For #16861 (moved), I would like to experiment with padding between relays, as well as generally keep relay-to-relay orconns open much longer. This will be beneficial against attacks like Torscan (https://eprint.iacr.org/2012/432.pdf), as well as related netflow-based attacks that attempt to determine the guard node of a connection by using netflow data to accomplish the same thing as the Torscan attack.
Unfortunately, the logic for preferring orconns (is_canonical and channel_is_better()) is a mind-bender, but it appears to be the case that we may have situations where multiple orconns can be opened between relays where each side disagrees over which connection is canonical. This can happen because the source port won't match the orport in the descriptor of the remote relay for incoming connections.

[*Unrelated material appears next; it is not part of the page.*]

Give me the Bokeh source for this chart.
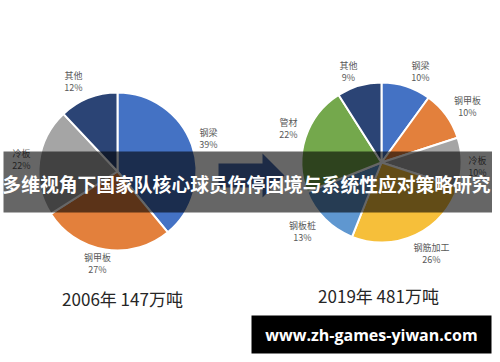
import math
from bokeh.plotting import figure
from bokeh.models import ColumnDataSource
from bokeh.core.properties import value
from bokeh.embed import file_html
from bokeh.resources import INLINE

# ---- data ----
left_title = "2006年 147万吨"
left_cats = ["钢梁", "钢甲板", "冷板", "其他"]
left_vals = [39, 27, 22, 12]

right_title = "2019年 481万吨"
right_cats = ["钢梁", "钢甲板", "冷板", "钢筋加工", "钢板桩", "管材", "其他"]
right_vals = [10, 10, 10, 26, 13, 22, 9]

banner_title = "多维视角下国家队核心球员伤停困境与系统性应对策略研究"
site = "www.zh-games-yiwan.com"

# ---- styles / layout ----
colors = {"钢梁": "#4472C4", "钢甲板": "#E3803C", "冷板": "#A5A5A5", "其他": "#2B4475",
          "钢筋加工": "#F6BF3A", "钢板桩": "#5F97D0", "管材": "#74A84C"}
H = 362
def Y(y):
    return H - y

left_label_pos = {"钢梁": (208, 132), "钢甲板": (97, 257), "冷板": (21, 153), "其他": (73, 75)}
right_label_pos = {"钢梁": (420, 65), "钢甲板": (467, 100), "冷板": (477, 160), "钢筋加工": (431, 247),
                   "钢板桩": (302, 225), "管材": (288, 122), "其他": (348, 65)}

p = figure(width=492, height=354, x_range=(0, 492), y_range=(8, 362),
           output_backend="svg", toolbar_location=None, min_border=0)
p.axis.visible = False
p.grid.visible = False
p.outline_line_color = None
p.background_fill_color = "white"
p.border_fill_color = "white"

FONT = value("Noto Sans CJK SC")

def pie(cx, cy, r, cats, vals, label_pos):
    total = float(sum(vals))
    starts, ends = [], []
    cum = 0.0
    for v in vals:
        a0 = math.pi / 2 - 2 * math.pi * cum / total
        cum += v
        a1 = math.pi / 2 - 2 * math.pi * cum / total
        starts.append(a1)
        ends.append(a0)
    src = ColumnDataSource(dict(x=[cx] * len(vals), y=[Y(cy)] * len(vals),
                                start=starts, end=ends,
                                color=[colors[c] for c in cats]))
    p.wedge(x="x", y="y", radius=r, radius_units="screen", start_angle="start",
            end_angle="end", direction="anticlock", fill_color="color",
            line_color="white", line_width=2, source=src)
    lx = [label_pos[c][0] for c in cats]
    ly1 = [Y(label_pos[c][1]) for c in cats]
    ly2 = [Y(label_pos[c][1] + 11.5) for c in cats]
    p.text(x=lx, y=ly1, text=cats, text_font=FONT, text_font_size="9px",
           text_color="#595959", text_align="center", text_baseline="middle")
    p.text(x=lx, y=ly2, text=[f"{v}%" for v in vals], text_font=FONT, text_font_size="9px",
           text_color="#595959", text_align="center", text_baseline="middle")

pie(117, 171, 79, left_cats, left_vals, left_label_pos)
pie(381, 162, 80, right_cats, right_vals, right_label_pos)

p.text(x=[122], y=[Y(298)], text=[left_title], text_font=FONT, text_font_size="17px",
       text_color="#262626", text_align="center", text_baseline="middle")
p.text(x=[378], y=[Y(295)], text=[right_title], text_font=FONT, text_font_size="17px",
       text_color="#262626", text_align="center", text_baseline="middle")

# arrow
ax = [218, 262, 262, 284, 262, 262, 218]
ay = [163, 163, 153, 175, 197, 187, 187]
p.patch(x=ax, y=[Y(v) for v in ay], fill_color="#4A6DB0", line_color=None)

# title banner
p.quad(left=[3], right=[500], top=[Y(151)], bottom=[Y(212)], fill_color="black",
       fill_alpha=0.6, line_color=None)
p.text(x=[246], y=[Y(183)], text=[banner_title], text_font=FONT, text_font_size="18.8px",
       text_font_style="bold", text_color="white", text_align="center", text_baseline="middle")

# bottom banner
p.quad(left=[251], right=[491], top=[Y(315)], bottom=[Y(353)], fill_color="black",
       line_color=None)
p.text(x=[371], y=[Y(334)], text=[site], text_font=value("Open Sans"), text_font_size="16px",
       text_font_style="bold", text_color="white", text_align="center", text_baseline="middle")

open("out.html", "w").write(file_html(p, INLINE))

It will also be the case for nodes that make outgoing connections from different IP address than those in their descriptor.
I asked on #tor-dev, and two relay operators reported cases of such multiple connections to relays.
I think the following changes will improve the situation:
Mark all authenticated connections as canonical (everything with link proto v3 and higher will authenticate, yes?)
Alter channel_is_better() to prefer older orconns in the case of multiple canonical connections, and use the orconn with more circuits on it in case of age ties.
I think age is more important than number of circuits because we want to avoid giving an attacker the ability to switch an orconn between relays by creating a new one and opening a bunch of circuits on it. channel_is_better() is doing the opposite of this behavior right now, on both fronts.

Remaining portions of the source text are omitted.